Well, it’s here again. The country’s biggest sporting event is about to bombard you with targeted advertising, find new and creative ways to separate you from your money, and in general be so in your face that you wouldn’t mind relinquishing it for that root canal that you keep pushing off. Yes, the IRS and its associated industries are revving up for tax day. But let’s not blame them. They perform the thankless task of providing the country with the funding it needs to carry on essential services. (Non-essential services (i.e. most of the government) is something we can talk about whenever Congress gets back from its vacation.) Those in the know actually feel bad for IRS management as their budget has suffered some incredible cutbacks, while at the same time receiving the brunt of the taxpayer’s enmity for not preventing fraud or implementing better accounting systems. The IRS, however, is not today’s topic. Instead we’re going to focus on the taxes they (don’t) collect. In a recent Forbes article, Howard Gleckman lists the top 10 worst tax ideas of 2014. Here are three of the most egregious.
Although viewers are still king, film production is increasingly being influenced by state specific tax credits. The way it works is simple. A state looking to become a prime location for movie making can make itself attractive to production companies by offering tax credits. What’s “great” about these credits is the fact that they are transferrable.
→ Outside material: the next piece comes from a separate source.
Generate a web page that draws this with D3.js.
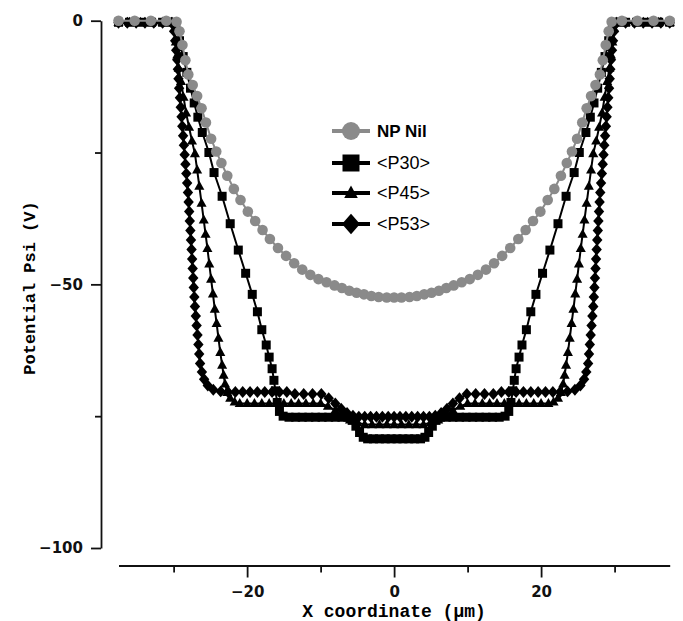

That means that if a film doesn’t rack up enough of a tax bill to use all the credits, the remaining credits can actually be sold to other (non-film) companies at a discount. In essence the state is subsidizing movie production by taking a hit in their general tax base. As if the plethora of bad movies made wasn’t enough of a punishment itself!
Obviously tax reform itself is a great idea. The reason why it’s on this list is because of its apparent departure from the realm of the practical and subsequent solid landing in talking point limbo. When Dave Camp, Chairman of the Ways and Means Committee, proposed a serious restructuring, Speaker John Boehner responded literally by saying “Blah, blah, blah, blah.” Mitch McConnel seconded the notion with a few more words: “I think we will not be able to finish the job, regretfully. I don't see how we can." And this was during one of the few moments when Congress was not on vacation.
You know it’s bad when the program title itself sounds like a corporate gimmick. “Pension smoothing” is the illusory raising of tax revenue by allowing companies to push off pension contributions, thereby lowering their deductions for the year. This means that for a short time the government gets to count more money in its coffers. The catch is that eventually the companies will make the required contributions and they’ll receive the full set of deductions at that time. Net tax revenue gain? Zero. (And that zero is being presented as the funds available for national infrastructure projects. Yeah!) At this point feel free to take a swig of your favorite amber colored liquid and call it a day. You need your rest. After all, it’s almost Tax Day.